AIM OF THE TASK
A verbatim copy of the records is required, with all pictures left out.

DATA SECTION
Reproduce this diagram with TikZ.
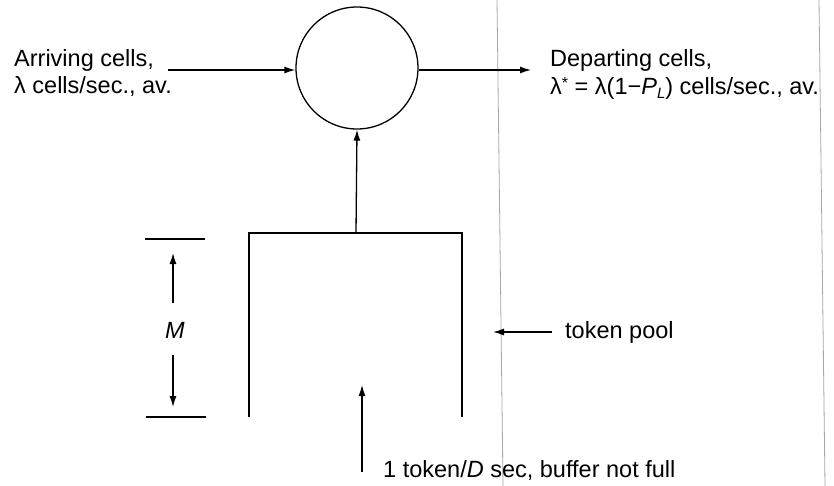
\documentclass[tikz,border=0pt]{standalone}
\usepackage{fontspec}
\setmainfont{Liberation Sans}
\usetikzlibrary{arrows.meta}
\begin{document}
\begin{tikzpicture}[x=1pt,y=-1pt,
  line/.style={line width=1.3pt},
  arr/.style={line width=1.3pt,-{Latex[length=11pt,width=7pt]}},
  lbl/.style={inner sep=0pt,anchor=base west,font=\fontsize{23.5}{28}\selectfont},
  crease/.style={line width=0.8pt,black!35}]
\useasboundingbox (0,0) rectangle (834,486);
% faint vertical creases on the page
\draw[crease] (497,0) -- (503,486);
\draw[crease] (819,0) -- (825,486);

% server
\node[draw,circle,line width=1.3pt,minimum size=122pt,inner sep=0pt] (srv) at (357,68) {};

% arrivals and departures
\node[lbl] (arr1) at (14,67) {Arriving cells,};
\node[lbl] (arr2) at (14,94) {λ cells/sec., av.};
\node[lbl] (dep1) at (550,67) {Departing cells,};
\node[lbl] (dep2) at (550,95) {λ\raisebox{0.55ex}{\fontsize{16}{16}\selectfont *} = λ(1−\textit{P}\raisebox{-0.3ex}{\fontsize{15}{15}\selectfont\itshape L}) cells/sec., av.};
\coordinate (in) at (168,70);
\coordinate (out) at (531,70);
\draw[arr] (in) -- (srv.west |- in);
\draw[arr] (srv.east |- out) -- (out);

% token pool
\coordinate (bl) at (249,417);
\coordinate (tl) at (249,233);
\coordinate (tr) at (462,233);
\coordinate (br) at (462,417);
\coordinate (btop) at (356,233);
\draw[line] (bl) -- (tl) -- (tr) -- (br);
\draw[arr] (btop) -- (srv.south);

% pool size M
\draw[line] (145,239) -- (205,239);
\draw[line] (146,417) -- (206,417);
\node[lbl,anchor=center,font=\fontsize{23.5}{28}\selectfont\itshape] (m) at (175,330) {M};
\coordinate (mup) at (173,253);
\coordinate (mdn) at (173,407);
\draw[arr] (173,303) -- (mup);
\draw[arr] (173,355) -- (mdn);

% label for the pool
\node[lbl,anchor=west] (pool) at (565,332) {token pool};
\coordinate (poolend) at (493,332);
\draw[arr] ([xshift=-13pt]pool.west) -- (poolend);

% token generation
\node[lbl] (tok) at (383,477) {1 token/\textit{D} sec, buffer not full};
\coordinate (tokin) at (362,472);
\coordinate (tokend) at (362,385);
\draw[arr] (tokin) -- (tokend);
\end{tikzpicture}
\end{document}
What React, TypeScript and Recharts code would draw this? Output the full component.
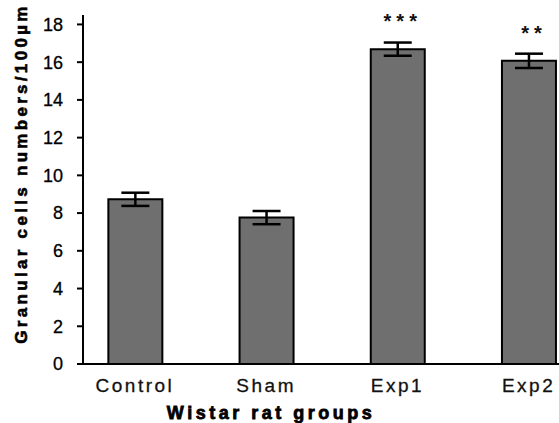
import React from 'react';
import { BarChart, Bar, XAxis, YAxis, ErrorBar, LabelList } from 'recharts';

const categories = ['Control', 'Sham', 'Exp1', 'Exp2'];
const means = [8.73, 7.76, 16.69, 16.07];
const sems = [0.35, 0.35, 0.35, 0.38];
const significance = ['', '', '***', '**'];
const yTicks = [0, 2, 4, 6, 8, 10, 12, 14, 16, 18];
const xTicks = [0, 1, 2, 3];

const data = categories.map((name, i) => ({
  pos: i,
  name,
  value: means[i],
  err: sems[i],
  sig: significance[i],
}));

const FONT = '"Liberation Sans", Arial, Helvetica, sans-serif';

const XTick = (props: any) => {
  const { x, y, payload } = props;
  return (
    <text
      x={x}
      y={y + 20}
      textAnchor="middle"
      fontFamily={FONT}
      fontSize={19}
      letterSpacing={2.5}
      fill="#111"
      stroke="#111"
      strokeWidth={0.3}
    >
      {categories[payload.value]}
    </text>
  );
};

const StarLabel = (props: any) => {
  const { x, y, width, value } = props;
  if (!value) return null;
  return (
    <text
      x={x + width / 2 + 5}
      y={y - 21}
      textAnchor="middle"
      fontFamily={FONT}
      fontSize={20}
      fontWeight="bold"
      letterSpacing={5}
      fill="#111"
    >
      {value}
    </text>
  );
};

const XLabel = (props: any) => {
  const vb = props.viewBox;
  return (
    <text
      x={vb.x + vb.width / 2 - 50}
      y={vb.y + vb.height - 4}
      textAnchor="middle"
      fontFamily={FONT}
      fontSize={18}
      fontWeight="bold"
      letterSpacing={3.5}
      fill="#000"
      stroke="#000"
      strokeWidth={0.8}
    >
      Wistar rat groups
    </text>
  );
};

const YLabel = (props: any) => {
  const vb = props.viewBox;
  const cx = 21;
  const cy = vb.y + vb.height / 2 - 16;
  return (
    <text
      x={cx}
      y={cy}
      transform={`rotate(-90 ${cx} ${cy})`}
      textAnchor="middle"
      dominantBaseline="central"
      fontFamily={FONT}
      fontSize={17}
      fontWeight="bold"
      letterSpacing={3.3}
      fill="#000"
      stroke="#000"
      strokeWidth={0.6}
    >
      Granular cells numbers/100µm
    </text>
  );
};

export default function App() {
  return (
    <div style={{ position: 'absolute', left: 0, top: 0, width: 559, height: 423, background: '#fff', overflow: 'hidden' }}>
      <BarChart
        width={559}
        height={423}
        data={data}
        margin={{ top: 15, right: 0, bottom: 0, left: 0 }}
      >
        <XAxis
          dataKey="pos"
          type="number"
          domain={[-0.396, 3.232]}
          ticks={xTicks}
          allowDataOverflow
          height={59}
          tickLine={false}
          axisLine={{ stroke: '#000', strokeWidth: 2 }}
          tick={<XTick />}
          interval={0}
          label={<XLabel />}
        />
        <YAxis
          type="number"
          domain={[0, 18.5]}
          ticks={yTicks}
          width={83}
          allowDataOverflow
          tickSize={6}
          tickMargin={14}
          tickLine={{ stroke: '#000', strokeWidth: 2 }}
          axisLine={{ stroke: '#000', strokeWidth: 2 }}
          tick={{ fontFamily: FONT, fontSize: 18, fill: '#000', stroke: '#000', strokeWidth: 0.3 }}
          label={<YLabel />}
        />
        <Bar
          dataKey="value"
          barSize={54}
          fill="#6f6f6f"
          stroke="#000"
          strokeWidth={2}
          isAnimationActive={false}
        >
          <ErrorBar dataKey="err" width={14} stroke="#000" strokeWidth={2.5} direction="y" />
          <LabelList dataKey="sig" content={<StarLabel />} />
        </Bar>
      </BarChart>
    </div>
  );
}
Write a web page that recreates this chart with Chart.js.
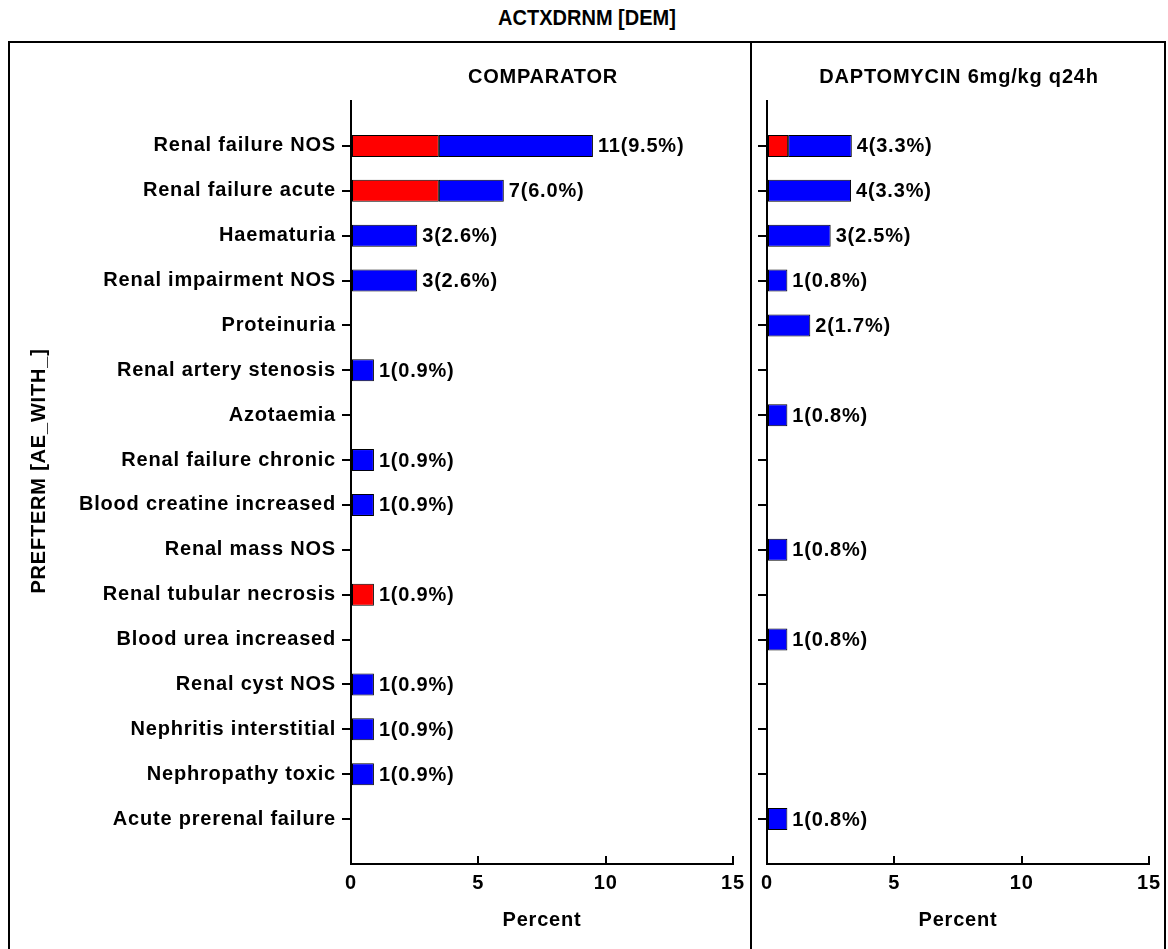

ANSWER TO THE EXERCISE
Reproduce this diagram with TikZ.
\documentclass[tikz,border=0pt]{standalone}
\usepackage{fontspec}
\setmainfont{Liberation Sans}
\usetikzlibrary{arrows.meta}
\begin{document}
\begin{tikzpicture}[x=1pt,y=-1pt,
  line/.style={line width=1.3pt},
  arr/.style={line width=1.3pt,-{Latex[length=11pt,width=7pt]}},
  lbl/.style={inner sep=0pt,anchor=base west,font=\fontsize{23.5}{28}\selectfont},
  crease/.style={line width=0.8pt,black!35}]
\useasboundingbox (0,0) rectangle (834,486);
% faint vertical creases on the page
\draw[crease] (497,0) -- (503,486);
\draw[crease] (819,0) -- (825,486);

% server
\node[draw,circle,line width=1.3pt,minimum size=122pt,inner sep=0pt] (srv) at (357,68) {};

% arrivals and departures
\node[lbl] (arr1) at (14,67) {Arriving cells,};
\node[lbl] (arr2) at (14,94) {λ cells/sec., av.};
\node[lbl] (dep1) at (550,67) {Departing cells,};
\node[lbl] (dep2) at (550,95) {λ\raisebox{0.55ex}{\fontsize{16}{16}\selectfont *} = λ(1−\textit{P}\raisebox{-0.3ex}{\fontsize{15}{15}\selectfont\itshape L}) cells/sec., av.};
\coordinate (in) at (168,70);
\coordinate (out) at (531,70);
\draw[arr] (in) -- (srv.west |- in);
\draw[arr] (srv.east |- out) -- (out);

% token pool
\coordinate (bl) at (249,417);
\coordinate (tl) at (249,233);
\coordinate (tr) at (462,233);
\coordinate (br) at (462,417);
\coordinate (btop) at (356,233);
\draw[line] (bl) -- (tl) -- (tr) -- (br);
\draw[arr] (btop) -- (srv.south);

% pool size M
\draw[line] (145,239) -- (205,239);
\draw[line] (146,417) -- (206,417);
\node[lbl,anchor=center,font=\fontsize{23.5}{28}\selectfont\itshape] (m) at (175,330) {M};
\coordinate (mup) at (173,253);
\coordinate (mdn) at (173,407);
\draw[arr] (173,303) -- (mup);
\draw[arr] (173,355) -- (mdn);

% label for the pool
\node[lbl,anchor=west] (pool) at (565,332) {token pool};
\coordinate (poolend) at (493,332);
\draw[arr] ([xshift=-13pt]pool.west) -- (poolend);

% token generation
\node[lbl] (tok) at (383,477) {1 token/\textit{D} sec, buffer not full};
\coordinate (tokin) at (362,472);
\coordinate (tokend) at (362,385);
\draw[arr] (tokin) -- (tokend);
\end{tikzpicture}
\end{document}
What React, TypeScript and Recharts code would draw this? Output the full component.
import React from 'react';
import { BarChart, Bar, XAxis, YAxis, ErrorBar, LabelList } from 'recharts';

const categories = ['Control', 'Sham', 'Exp1', 'Exp2'];
const means = [8.73, 7.76, 16.69, 16.07];
const sems = [0.35, 0.35, 0.35, 0.38];
const significance = ['', '', '***', '**'];
const yTicks = [0, 2, 4, 6, 8, 10, 12, 14, 16, 18];
const xTicks = [0, 1, 2, 3];

const data = categories.map((name, i) => ({
  pos: i,
  name,
  value: means[i],
  err: sems[i],
  sig: significance[i],
}));

const FONT = '"Liberation Sans", Arial, Helvetica, sans-serif';

const XTick = (props: any) => {
  const { x, y, payload } = props;
  return (
    <text
      x={x}
      y={y + 20}
      textAnchor="middle"
      fontFamily={FONT}
      fontSize={19}
      letterSpacing={2.5}
      fill="#111"
      stroke="#111"
      strokeWidth={0.3}
    >
      {categories[payload.value]}
    </text>
  );
};

const StarLabel = (props: any) => {
  const { x, y, width, value } = props;
  if (!value) return null;
  return (
    <text
      x={x + width / 2 + 5}
      y={y - 21}
      textAnchor="middle"
      fontFamily={FONT}
      fontSize={20}
      fontWeight="bold"
      letterSpacing={5}
      fill="#111"
    >
      {value}
    </text>
  );
};

const XLabel = (props: any) => {
  const vb = props.viewBox;
  return (
    <text
      x={vb.x + vb.width / 2 - 50}
      y={vb.y + vb.height - 4}
      textAnchor="middle"
      fontFamily={FONT}
      fontSize={18}
      fontWeight="bold"
      letterSpacing={3.5}
      fill="#000"
      stroke="#000"
      strokeWidth={0.8}
    >
      Wistar rat groups
    </text>
  );
};

const YLabel = (props: any) => {
  const vb = props.viewBox;
  const cx = 21;
  const cy = vb.y + vb.height / 2 - 16;
  return (
    <text
      x={cx}
      y={cy}
      transform={`rotate(-90 ${cx} ${cy})`}
      textAnchor="middle"
      dominantBaseline="central"
      fontFamily={FONT}
      fontSize={17}
      fontWeight="bold"
      letterSpacing={3.3}
      fill="#000"
      stroke="#000"
      strokeWidth={0.6}
    >
      Granular cells numbers/100µm
    </text>
  );
};

export default function App() {
  return (
    <div style={{ position: 'absolute', left: 0, top: 0, width: 559, height: 423, background: '#fff', overflow: 'hidden' }}>
      <BarChart
        width={559}
        height={423}
        data={data}
        margin={{ top: 15, right: 0, bottom: 0, left: 0 }}
      >
        <XAxis
          dataKey="pos"
          type="number"
          domain={[-0.396, 3.232]}
          ticks={xTicks}
          allowDataOverflow
          height={59}
          tickLine={false}
          axisLine={{ stroke: '#000', strokeWidth: 2 }}
          tick={<XTick />}
          interval={0}
          label={<XLabel />}
        />
        <YAxis
          type="number"
          domain={[0, 18.5]}
          ticks={yTicks}
          width={83}
          allowDataOverflow
          tickSize={6}
          tickMargin={14}
          tickLine={{ stroke: '#000', strokeWidth: 2 }}
          axisLine={{ stroke: '#000', strokeWidth: 2 }}
          tick={{ fontFamily: FONT, fontSize: 18, fill: '#000', stroke: '#000', strokeWidth: 0.3 }}
          label={<YLabel />}
        />
        <Bar
          dataKey="value"
          barSize={54}
          fill="#6f6f6f"
          stroke="#000"
          strokeWidth={2}
          isAnimationActive={false}
        >
          <ErrorBar dataKey="err" width={14} stroke="#000" strokeWidth={2.5} direction="y" />
          <LabelList dataKey="sig" content={<StarLabel />} />
        </Bar>
      </BarChart>
    </div>
  );
}
Write a web page that recreates this chart with Chart.js.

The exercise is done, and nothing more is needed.